Nonprofit Injuries: What to Do

If you are injured while working for a nonprofit, the first step to take is to seek immediate medical care. You want to make sure that you are safe and healthy, no matter the situation. Once basic recuperation has occurred, you should go back over any material that you signed and agreed to before you begin to work for the nonprofit. This material includes any job duties or waivers against lawsuits that you may have signed. All of the material will become available for discovery. Losing certain documents may result in a weaker case or even in an individual losing his or her case. Depending on the severity of your injury and your likelihood of having a case, it is almost always preferable to at least talk to an attorney.

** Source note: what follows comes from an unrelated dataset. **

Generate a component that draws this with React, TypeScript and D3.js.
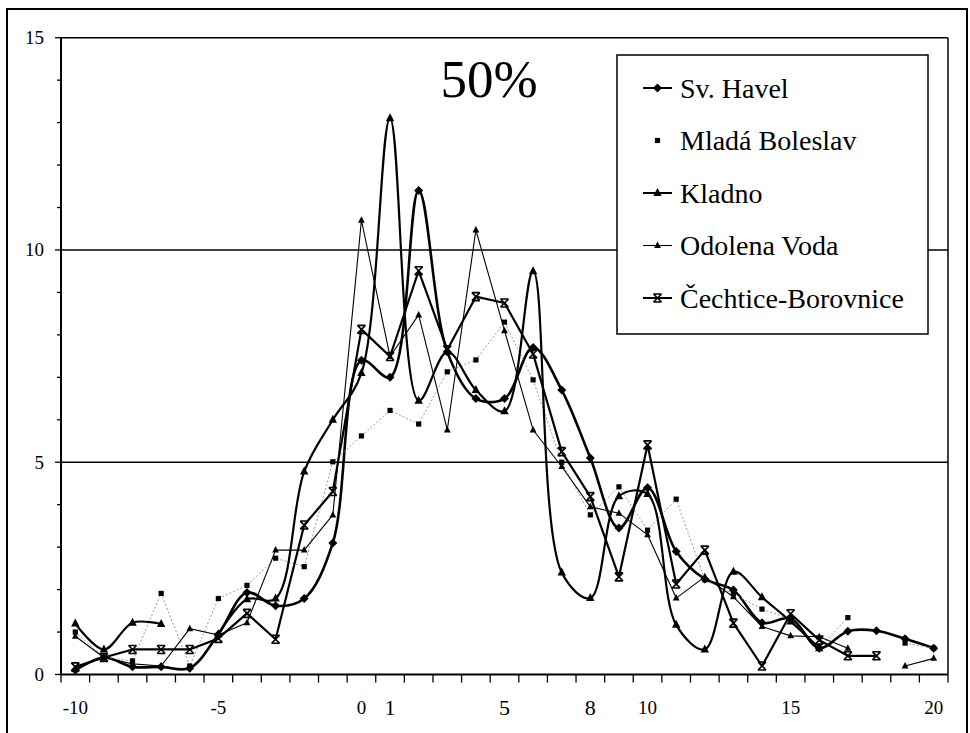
import React from "react";
import * as d3 from "d3";

const categories = [-10, -9, -8, -7, -6, -5, -4, -3, -2, -1, 0, 1, 2, 3, 4, 5, 6, 7, 8, 9, 10, 11, 12, 13, 14, 15, 16, 17, 18, 19, 20];
const xTickValues = [-10, -5, 0, 1, 5, 8, 10, 15, 20];
const xTickLabels = ["-10", "-5", "0", "1", "5", "8", "10", "15", "20"];
const xBigLabels = [1, 5, 8];
const yTickValues = [0, 5, 10, 15];
const yTickLabels = ["0", "5", "10", "15"];
const yMinorTicks = [0, 1, 2, 3, 4, 5, 6, 7, 8, 9, 10, 11, 12, 13, 14, 15];
const title = "50%";

const seriesNames = ["Sv. Havel", "Mladá Boleslav", "Kladno", "Odolena Voda", "Čechtice-Borovnice"];

const svHavel = [0.1, 0.4, 0.18, 0.18, 0.15, 0.95, 1.93, 1.62, 1.79, 3.1, 7.4, 7.0, 11.4, 7.6, 6.5, 6.5, 7.7, 6.7, 5.1, 3.45, 4.4, 2.9, 2.25, 1.99, 1.22, 1.32, 0.62, 1.02, 1.03, 0.84, 0.62];
const mladaBoleslav = [1.0, 0.4, 0.32, 1.91, 0.2, 1.79, 2.1, 2.74, 2.54, 5.01, 5.62, 6.22, 5.9, 7.13, 7.41, 8.3, 6.94, 5.0, 3.76, 4.42, 3.4, 4.13, 2.23, 1.9, 1.54, 1.3, 0.62, 1.34, null, 0.74, 0.62];
const kladno = [1.2, 0.59, 1.22, 1.19, null, 0.95, 1.77, 1.79, 4.78, 6.0, 7.1, 13.1, 6.45, 7.6, 6.7, 6.2, 9.5, 2.4, 1.8, 4.2, 4.25, 1.17, 0.59, 2.42, 1.82, 1.25, 0.62, null, null, null, null];
const odolenaVoda = [0.9, 0.4, 0.25, 0.2, 1.08, 0.93, 1.22, 2.93, 2.93, 3.76, 10.7, 7.49, 8.47, 5.76, 10.47, 8.1, 5.76, 4.9, 3.95, 3.8, 3.29, 1.8, 2.3, 1.83, 1.13, 0.91, 0.89, 0.62, null, 0.2, 0.38];
const cechtice = [0.18, 0.4, 0.59, 0.59, 0.59, 0.85, 1.44, 0.83, 3.52, 4.31, 8.13, 7.49, 9.51, 7.65, 8.9, 8.75, 7.55, 5.25, 4.19, 2.3, 5.41, 2.13, 2.93, 1.21, 0.2, 1.43, 0.81, 0.44, 0.44, null, null];

type MarkerType = "diamond" | "square" | "triangle" | "smalltriangle" | "star";

interface SeriesStyle {
  name: string;
  values: (number | null)[];
  stroke: string;
  width: number;
  dash?: string;
  smooth: boolean;
  marker: MarkerType;
  legendLine: boolean;
}

const series: SeriesStyle[] = [
  { name: seriesNames[0], values: svHavel, stroke: "#000", width: 2.6, smooth: true, marker: "diamond", legendLine: true },
  { name: seriesNames[1], values: mladaBoleslav, stroke: "#9a9a9a", width: 1, dash: "2,2", smooth: false, marker: "square", legendLine: false },
  { name: seriesNames[2], values: kladno, stroke: "#000", width: 2.2, smooth: true, marker: "triangle", legendLine: true },
  { name: seriesNames[3], values: odolenaVoda, stroke: "#000", width: 1.1, smooth: false, marker: "smalltriangle", legendLine: true },
  { name: seriesNames[4], values: cechtice, stroke: "#000", width: 2.2, smooth: false, marker: "star", legendLine: true },
];

const FONT = "'Liberation Serif', 'Times New Roman', serif";

function Marker({ type, x, y }: { type: MarkerType; x: number; y: number }) {
  switch (type) {
    case "diamond":
      return <path d={`M${x},${y - 4.5}L${x + 4.5},${y}L${x},${y + 4.5}L${x - 4.5},${y}Z`} fill="#000" />;
    case "square":
      return <rect x={x - 2.6} y={y - 2.6} width={5.2} height={5.2} fill="#000" />;
    case "triangle":
      return <path d={`M${x},${y - 5}L${x + 4.2},${y + 3}L${x - 4.2},${y + 3}Z`} fill="#000" />;
    case "smalltriangle":
      return <path d={`M${x},${y - 4}L${x + 3.4},${y + 2.5}L${x - 3.4},${y + 2.5}Z`} fill="#000" />;
    case "star":
      return (
        <path
          d={`M${x - 4},${y - 4}L${x + 4},${y - 4}M${x - 4},${y + 4}L${x + 4},${y + 4}M${x - 4},${y - 4}L${x + 4},${y + 4}M${x + 4},${y - 4}L${x - 4},${y + 4}`}
          stroke="#000"
          strokeWidth={1.6}
          fill="none"
        />
      );
  }
  return null;
}

export default function App() {
  const W = 970;
  const H = 733;
  const plot = { left: 61, right: 948, top: 37.7, bottom: 674.5 };

  const x = d3.scaleBand<number>().domain(categories).range([plot.left, plot.right]).padding(0);
  const cx = (c: number) => (x(c) as number) + x.bandwidth() / 2;
  const y = d3.scaleLinear().domain([0, 15]).range([plot.bottom, plot.top]);

  const makeLine = (smooth: boolean) =>
    d3
      .line<[number, number | null]>()
      .defined((d) => d[1] !== null)
      .x((d) => cx(d[0]))
      .y((d) => y(d[1] as number))
      .curve(smooth ? d3.curveCatmullRom.alpha(0.5) : d3.curveLinear);

  const boundaries = categories.map((c) => x(c) as number).concat([plot.right]);

  const legend = { x: 617, y: 55, w: 311, h: 279 };
  const rowY = (i: number) => legend.y + 33 + i * 52.5;

  return (
    <svg width={W} height={H} style={{ position: "absolute", left: 0, top: 0, background: "#fff" }} fontFamily={FONT}>
      <rect x={0} y={0} width={W} height={H} fill="#fff" />
      {/* outer frame */}
      <rect x={7} y={9} width={960} height={740} fill="none" stroke="#000" strokeWidth={2} />

      {/* gridlines */}
      {yTickValues
        .filter((v) => v > 0)
        .map((v) => (
          <line key={"g" + v} x1={plot.left} x2={plot.right} y1={y(v)} y2={y(v)} stroke="#000" strokeWidth={1.5} />
        ))}
      {/* plot border right */}
      <line x1={plot.right} x2={plot.right} y1={plot.top} y2={plot.bottom} stroke="#000" strokeWidth={1.5} />

      {/* y axis */}
      <line x1={plot.left} x2={plot.left} y1={plot.top} y2={plot.bottom} stroke="#000" strokeWidth={2} />
      {yMinorTicks.map((v) => (
        <line key={"yt" + v} x1={plot.left - (v % 5 === 0 ? 6 : 4)} x2={plot.left} y1={y(v)} y2={y(v)} stroke="#000" strokeWidth={1.3} />
      ))}
      {yTickValues.map((v, i) => (
        <text key={"yl" + v} x={44} y={y(v)} textAnchor="end" dominantBaseline="central" fontSize={19}>
          {yTickLabels[i]}
        </text>
      ))}

      {/* x axis */}
      <line x1={plot.left} x2={plot.right} y1={plot.bottom} y2={plot.bottom} stroke="#000" strokeWidth={2} />
      {boundaries.map((bx, i) => (
        <line key={"xt" + i} x1={bx} x2={bx} y1={plot.bottom} y2={plot.bottom + 8} stroke="#000" strokeWidth={1.3} />
      ))}
      {xTickValues.map((v, i) => {
        const big = xBigLabels.includes(v);
        return (
          <text key={"xl" + v} x={cx(v)} y={big ? 715 : 714} textAnchor="middle" fontSize={big ? 22 : 19}>
            {xTickLabels[i]}
          </text>
        );
      })}

      {/* series lines */}
      {series.map((s, si) => {
        const data = categories.map((c, i) => [c, s.values[i]] as [number, number | null]);
        return (
          <path
            key={"s" + si}
            d={makeLine(s.smooth)(data) || ""}
            fill="none"
            stroke={s.stroke}
            strokeWidth={s.width}
            strokeDasharray={s.dash}
            strokeLinejoin="round"
          />
        );
      })}
      {/* markers */}
      {series.map((s, si) => (
        <g key={"m" + si}>
          {categories.map((c, i) =>
            s.values[i] === null ? null : <Marker key={i} type={s.marker} x={cx(c)} y={y(s.values[i] as number)} />
          )}
        </g>
      ))}

      {/* title */}
      <text x={489} y={97} textAnchor="middle" fontSize={53}>
        {title}
      </text>

      {/* legend */}
      <rect x={legend.x} y={legend.y} width={legend.w} height={legend.h} fill="#fff" stroke="#000" strokeWidth={1.5} />
      {series.map((s, i) => (
        <g key={"lg" + i}>
          {s.legendLine && (
            <line x1={643} x2={672} y1={rowY(i)} y2={rowY(i)} stroke={s.stroke} strokeWidth={Math.min(s.width, 2)} />
          )}
          <Marker type={s.marker} x={657.5} y={rowY(i)} />
          <text x={680} y={rowY(i)} dominantBaseline="central" fontSize={28}>
            {s.name}
          </text>
        </g>
      ))}
    </svg>
  );
}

Short meetings with attorneys are sometimes free and will help you determine if you have a case and if you should pursue that case further. If you do pursue a case, you should consider your options about when to continue fighting the case and when to settle. Many individuals who work for volunteer organizations love the work that the organizations are doing and do not want to cause those organizations particular financial harm. An attorney will help you figure out the amounts you need to become whole and the amounts of damages that the nonprofit may have to pay.

Conclusion

Nonprofits offer helpful, productive jobs to millions of people. They give individuals a way to get in touch with their greater community and give back to causes they believe in. Individuals who work for these respectable institutions must be careful and make sure to hold these institutions accountable if they are injured. Ignoring possible legal remedies can result in a person losing thousands of dollars they would otherwise be entitled to.